→ **Written exercise**
Retype the run of lines that opens with the line containing "Clone this chart in Apache ECharts." and closes with the line containing "160, 180, 200];", exactly and inclusively, but skip the pictures.

→ **Records for this task**
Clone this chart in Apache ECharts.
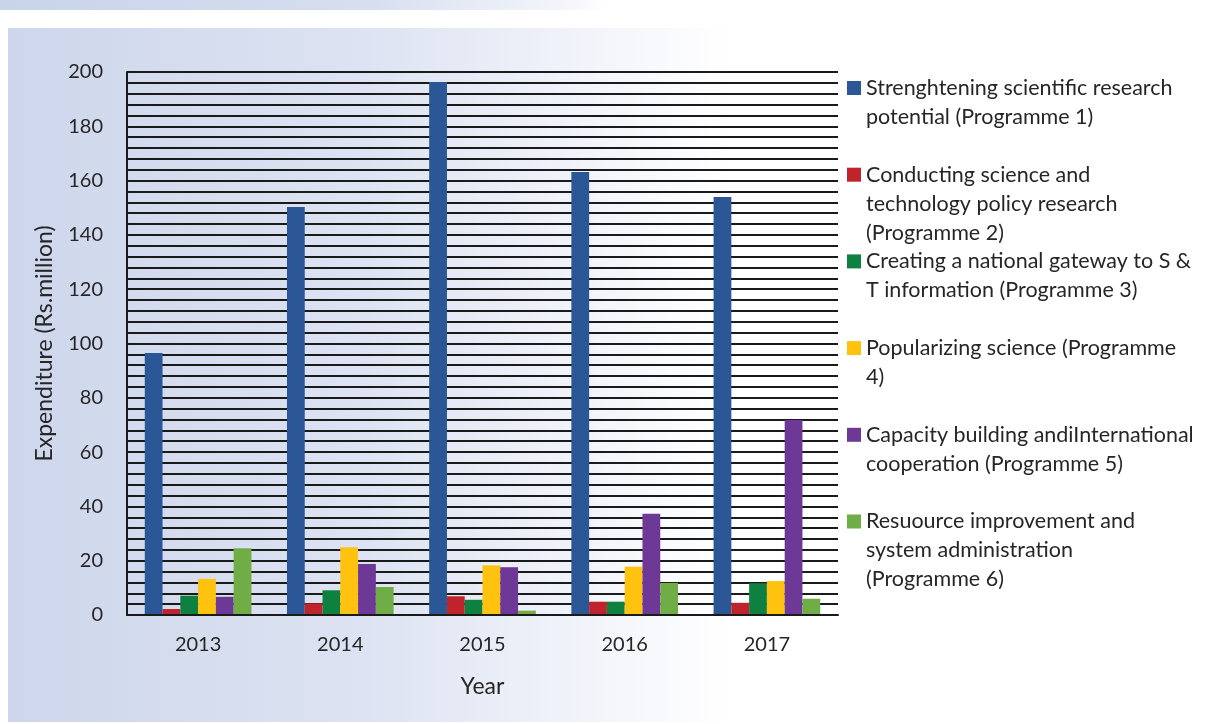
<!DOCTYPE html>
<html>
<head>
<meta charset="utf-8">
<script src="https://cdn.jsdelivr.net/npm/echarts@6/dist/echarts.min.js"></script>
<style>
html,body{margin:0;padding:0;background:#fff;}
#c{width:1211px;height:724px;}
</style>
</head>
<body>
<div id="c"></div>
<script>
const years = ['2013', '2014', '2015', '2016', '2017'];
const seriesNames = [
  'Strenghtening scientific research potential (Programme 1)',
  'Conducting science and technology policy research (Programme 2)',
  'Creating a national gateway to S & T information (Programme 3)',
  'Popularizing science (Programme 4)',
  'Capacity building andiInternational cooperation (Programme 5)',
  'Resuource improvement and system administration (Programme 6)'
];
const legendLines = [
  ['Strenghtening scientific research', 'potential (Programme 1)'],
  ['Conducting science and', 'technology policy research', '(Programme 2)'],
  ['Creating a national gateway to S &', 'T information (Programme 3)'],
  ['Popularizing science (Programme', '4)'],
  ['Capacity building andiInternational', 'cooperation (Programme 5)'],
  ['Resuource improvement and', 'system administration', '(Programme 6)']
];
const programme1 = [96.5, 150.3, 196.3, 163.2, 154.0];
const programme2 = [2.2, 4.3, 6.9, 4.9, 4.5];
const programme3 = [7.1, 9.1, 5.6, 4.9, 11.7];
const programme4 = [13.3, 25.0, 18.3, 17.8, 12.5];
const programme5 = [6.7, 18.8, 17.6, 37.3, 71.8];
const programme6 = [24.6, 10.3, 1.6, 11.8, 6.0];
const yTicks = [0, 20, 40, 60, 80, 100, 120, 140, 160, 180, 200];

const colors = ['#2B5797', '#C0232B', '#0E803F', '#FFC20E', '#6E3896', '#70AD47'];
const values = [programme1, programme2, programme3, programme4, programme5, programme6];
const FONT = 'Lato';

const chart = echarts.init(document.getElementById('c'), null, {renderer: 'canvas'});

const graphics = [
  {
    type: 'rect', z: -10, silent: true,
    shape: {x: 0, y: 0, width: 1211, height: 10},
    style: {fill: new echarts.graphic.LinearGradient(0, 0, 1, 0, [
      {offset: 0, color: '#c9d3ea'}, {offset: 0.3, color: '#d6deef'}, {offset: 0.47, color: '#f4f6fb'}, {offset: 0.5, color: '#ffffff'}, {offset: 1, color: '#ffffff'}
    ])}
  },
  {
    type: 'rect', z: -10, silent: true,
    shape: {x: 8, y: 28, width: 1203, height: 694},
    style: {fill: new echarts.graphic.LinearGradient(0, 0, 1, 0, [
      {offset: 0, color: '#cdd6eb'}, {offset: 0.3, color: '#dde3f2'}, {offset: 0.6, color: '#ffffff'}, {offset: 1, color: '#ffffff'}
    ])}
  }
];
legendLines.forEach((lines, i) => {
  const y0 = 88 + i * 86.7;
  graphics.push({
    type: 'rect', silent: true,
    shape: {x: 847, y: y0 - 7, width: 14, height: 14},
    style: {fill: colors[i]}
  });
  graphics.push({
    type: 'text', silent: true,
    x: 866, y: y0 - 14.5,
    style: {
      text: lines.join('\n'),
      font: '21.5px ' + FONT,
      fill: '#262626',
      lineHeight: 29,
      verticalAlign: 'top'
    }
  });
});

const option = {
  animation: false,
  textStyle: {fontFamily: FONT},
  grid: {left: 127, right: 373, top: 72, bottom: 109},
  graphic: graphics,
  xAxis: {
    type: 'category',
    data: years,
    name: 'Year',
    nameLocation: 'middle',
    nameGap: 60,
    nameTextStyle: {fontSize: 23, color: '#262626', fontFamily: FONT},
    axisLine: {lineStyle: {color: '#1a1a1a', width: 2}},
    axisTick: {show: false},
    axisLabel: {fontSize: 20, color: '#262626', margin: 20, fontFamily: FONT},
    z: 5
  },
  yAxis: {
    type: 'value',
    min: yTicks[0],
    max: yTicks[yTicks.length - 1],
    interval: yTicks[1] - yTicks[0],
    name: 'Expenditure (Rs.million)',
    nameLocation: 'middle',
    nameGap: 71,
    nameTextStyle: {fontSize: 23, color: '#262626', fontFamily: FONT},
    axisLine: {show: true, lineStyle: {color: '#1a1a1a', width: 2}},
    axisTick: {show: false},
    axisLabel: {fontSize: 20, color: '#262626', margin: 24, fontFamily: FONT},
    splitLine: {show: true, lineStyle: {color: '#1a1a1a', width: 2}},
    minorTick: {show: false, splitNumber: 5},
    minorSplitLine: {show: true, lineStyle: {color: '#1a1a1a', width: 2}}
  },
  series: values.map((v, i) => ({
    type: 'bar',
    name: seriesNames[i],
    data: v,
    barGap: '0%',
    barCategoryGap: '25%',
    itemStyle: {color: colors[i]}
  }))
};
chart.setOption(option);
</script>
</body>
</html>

==

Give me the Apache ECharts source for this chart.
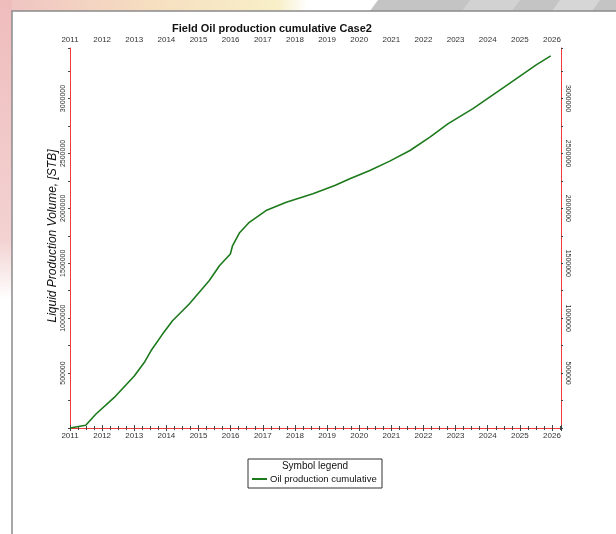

==

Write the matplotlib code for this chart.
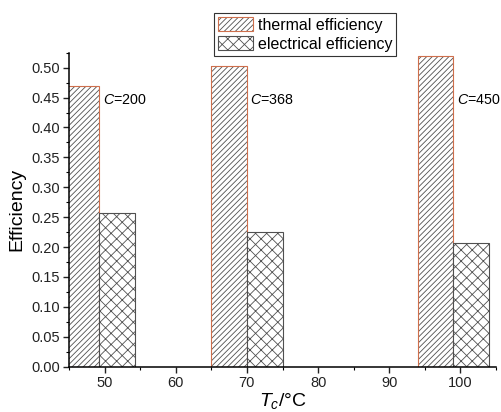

→ **Finished task**
Clone this chart in Apache ECharts.
<!DOCTYPE html>
<html>
<head>
<meta charset="utf-8">
<script src="https://cdn.jsdelivr.net/npm/echarts@6/dist/echarts.min.js"></script>
<style>
html,body{margin:0;padding:0;background:#fff;}
#c{width:1211px;height:724px;}
</style>
</head>
<body>
<div id="c"></div>
<script>
const years = ['2013', '2014', '2015', '2016', '2017'];
const seriesNames = [
  'Strenghtening scientific research potential (Programme 1)',
  'Conducting science and technology policy research (Programme 2)',
  'Creating a national gateway to S & T information (Programme 3)',
  'Popularizing science (Programme 4)',
  'Capacity building andiInternational cooperation (Programme 5)',
  'Resuource improvement and system administration (Programme 6)'
];
const legendLines = [
  ['Strenghtening scientific research', 'potential (Programme 1)'],
  ['Conducting science and', 'technology policy research', '(Programme 2)'],
  ['Creating a national gateway to S &', 'T information (Programme 3)'],
  ['Popularizing science (Programme', '4)'],
  ['Capacity building andiInternational', 'cooperation (Programme 5)'],
  ['Resuource improvement and', 'system administration', '(Programme 6)']
];
const programme1 = [96.5, 150.3, 196.3, 163.2, 154.0];
const programme2 = [2.2, 4.3, 6.9, 4.9, 4.5];
const programme3 = [7.1, 9.1, 5.6, 4.9, 11.7];
const programme4 = [13.3, 25.0, 18.3, 17.8, 12.5];
const programme5 = [6.7, 18.8, 17.6, 37.3, 71.8];
const programme6 = [24.6, 10.3, 1.6, 11.8, 6.0];
const yTicks = [0, 20, 40, 60, 80, 100, 120, 140, 160, 180, 200];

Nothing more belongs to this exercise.